To convert in the reverse direction — from Kilometers per Hour to Mach — multiply by 0.000816297.
Mach number is not an absolute unit of speed but a dimensionless ratio: the ratio of an object's speed to the local speed of sound in the surrounding medium. Mach 1 equals the speed of sound — approximately 343 m/s (1,235 km/h or 767 mph) in dry air at 20°C, though this varies with temperature and altitude. At cruising altitude (about −56°C), the speed of sound drops to around 295 m/s, so an aircraft flying at the same absolute speed has a higher Mach number at altitude than at sea level.
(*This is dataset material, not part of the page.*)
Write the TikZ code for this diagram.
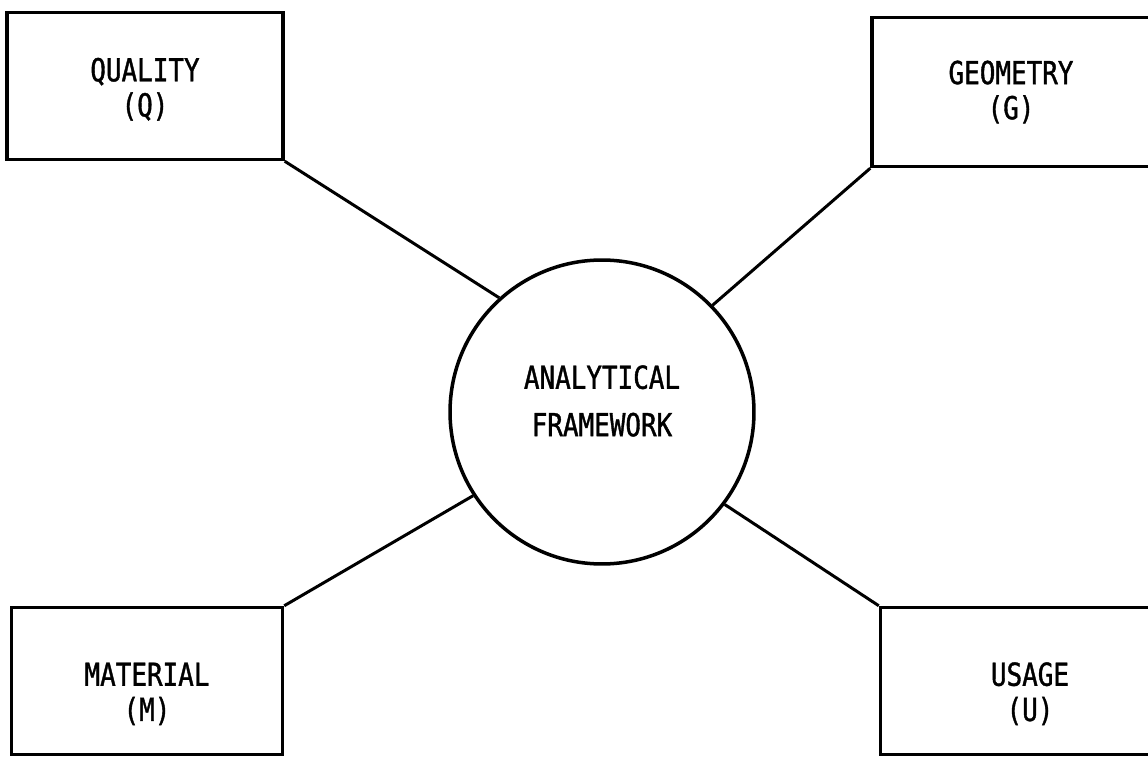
\documentclass[tikz,border=0pt]{standalone}
\usepackage{fontspec}
\setmainfont[FakeStretch=0.82,FakeBold=1.2]{DejaVu Sans Mono}
\usetikzlibrary{positioning}
\tikzstyle{block} = [draw, rectangle, line width=2pt, align=center, inner sep=0pt, font=\fontsize{18}{20}\selectfont]
\tikzstyle{lower} = [text height=1.68cm]
\tikzstyle{hub}   = [draw, circle, line width=2pt, align=center, inner sep=0pt, minimum size=6.08cm, text depth=0.45cm, font=\fontsize{18}{27}\selectfont]
\tikzstyle{link}  = [line width=1.7pt]

\begin{document}
\begin{tikzpicture}[x=0.02cm,y=-0.02cm]
		\useasboundingbox (0,0) rectangle (1148,759);
		\clip (0,0) rectangle (1148,759);

		% centre
		\node[hub] (frame) at (602,412) {ANALYTICAL\\FRAMEWORK};

		% four corners
		\node[block, text height=1.3cm, minimum width=5.52cm, minimum height=2.94cm] (qual) at (145,86) {QUALITY\\(Q)};
		\node[block, minimum width=5.56cm, minimum height=2.98cm] (geom) at (1011,92) {GEOMETRY\\(G)};
		\node[block, lower, minimum width=5.42cm, minimum height=2.94cm] (matl) at (147,681) {MATERIAL\\(M)};
		\node[block, lower, minimum width=5.98cm, minimum height=2.94cm] (usag) at (1030,681) {USAGE\\(U)};

		\draw[link] (qual.south east) -- (frame.132);
		\draw[link] (geom.south west) -- (frame.44);
		\draw[link] (matl.north east) -- (frame.213);
		\draw[link] (usag.north west) -- (frame.323);
	\end{tikzpicture}
\end{document}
The Mach number is named after Austrian physicist Ernst Mach, who studied the shock waves produced by supersonic projectiles in the 1880s. Supersonic flight — speeds above Mach 1 — was first achieved by Chuck Yeager in the Bell X-1 aircraft in 1947. The Concorde cruised at Mach 2 (about 2,180 km/h); the SR-71 Blackbird reached Mach 3.3; and the Space Shuttle re-entered the atmosphere at around Mach 25.
For aircraft designers and aeronautical engineers, Mach number is the critical parameter because the aerodynamic behavior of air changes fundamentally at transonic (Mach 0.8–1.2), supersonic (Mach 1–5), and hypersonic (above Mach 5) speeds. The shock waves, drag characteristics, and heating effects depend on Mach number rather than absolute speed. Modern commercial jets cruise at Mach 0.78–0.85, carefully below the transonic regime where shock-wave drag increases sharply.
The kilometer per hour (km/h), sometimes written as kph, is the standard unit for vehicle speeds on roads in most countries that use the metric system. Speed limits throughout Europe, Asia, Africa, South America, and Oceania are posted in km/h: 50 km/h in towns, 100–130 km/h on highways. Automobile speedometers in these countries display km/h as the primary scale, and traffic law specifies limits in km/h.
A brisk walking pace is about 5 km/h; cycling on flat terrain is typically 15–25 km/h; a car cruising on a motorway might travel at 100–130 km/h; a commercial jet cruises at 850–920 km/h. These benchmarks make km/h intuitive for human-scale transportation. Converting to m/s is straightforward: divide by 3.6 (since 1 km/h = 1000/3600 m/s = 1/3.6 m/s).
In aviation, km/h appears on aircraft airspeed indicators in countries that use metric units for aviation, though internationally, knots are the standard for navigation. Typhoon and hurricane wind speeds are routinely broadcast in km/h by meteorological agencies in Asia and the Pacific. Train speeds — particularly for high-speed rail — are prominently communicated in km/h, with the Shanghai Maglev reaching 431 km/h and the Shinkansen networks operating at 240–320 km/h.
1 Mach equals 1,225.04 Kilometers per Hour.
To convert Mach to Kilometers per Hour, multiply by 1,225.04. For example, 0.1 Mach = 122.504 Kilometers per Hour.
1 Kilometer per Hour equals 0.000816297 Mach.